Christmas Damnation

                This is the twentieth published edition of the Tylerian Underground, now available everywhere in the continental United States except Iowa and Canada. Please support your local distributor, and keep our business alive. We thank you.
                The holiday season having finally passed, leaving behind the depressingly anticlimactic Y2k no-show, I have come to a conclusion about the entire season. I ate too much, and I didn’t sleep enough. My well balanced diet consisted of all the Major Food-like-product groups, including Cheez Whiz and Egg Nog. Combined with my ordinary sleeping patterns of rarely if ever, I now feel delightfully refreshed, in the sense that I may pass out at any time. If I do, I’m going to throw up on the way down.
                At this point I’ve hit the aptly named Holiday Hangover. Scrooge sounds like a pleasant old man. The Grinch seems the sort of guy you could get to like. Cindy Lou Who gives you severe intestinal cramps and may god help you if anybody asks for any figgy pudding. You feel an urge to find a crowd of young impressionable children so you can spill the beans about Santa Claus. Yes you do.
                So you now your digestive system is trying to process a week’s worth of food that has the approximate nutritious value of a Twinkie made of asbestos. You might be feeling like you haven’t slept in a week, but that’s only because you haven’t slept in a week. Or maybe your winter break isn’t like mine.
                Me, I feel like grabbing a pair of black sunglasses and huddling in a darkened room yelling at anyone who moves to stop making those loud noises. I don’t actually have a splitting headache mind you, I just like snapping at people.
                You probably spent all night waiting up for midnight, excitement building to a fever pitch until finally the ball drops and you cheer and reflect on the new year, only to find out it’s a lot like the last year, except you’re more tired. Oh, and you owe your sister three bucks from that Y2k bet.
                As you slip out of your holiday funk you notice that Y2k was over-hyped, the world hasn’t ended, and you haven’t done any of your homework, including that six hundred page reading assignment worth 45% of your grade. You won’t be sleeping tonight. That’s ok. You recently made the discovery that sleep is not necessary to maintain contact with the Incan Monkey Gods.
                You glance at your gifts and realize that there were a whole lot more just a second ago. Somebody must have taken a bunch of them while you weren’t looking! Worse yet, they took the good ones and left the socks you got from Aunt Grizelda. A whole bunch of your gifts could be described as "interesting", meaning interesting in the sense of bean salad, which is interesting because it provides a valid pretext to use the word flatulence in a sentence.
                Your gifts sure do suck, but I got you beat hands down. You see, my great-uncle sent me money. Now I know what you’re thinking, "Money? I like money!" So do I, normally. But my uncle is a priest from Chicago, and he’s taken a vow of poverty. That’s right. Me, spoiled rich suburbanite that I am, got money from a man who has taken a vow of poverty.

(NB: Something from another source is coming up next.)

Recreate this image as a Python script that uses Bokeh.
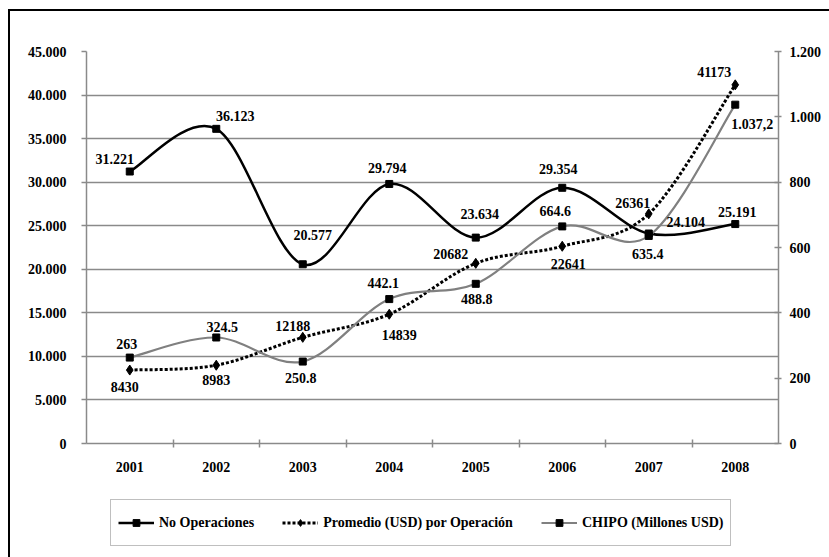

It’s straight to hell with me. I can see it now.
                I’ll be standing in front of the pearly gates, with St Peter glaring down at me. Next thing I know I’ll wake up with a little cartoonish devil looking impressed and saying that they’ve got a special place for my kind and asking me to follow with the group of murderers, rapists, terrorists, lawyers, telemarketers and the French.
                Try topping that with Aunt Grizelda’s socks.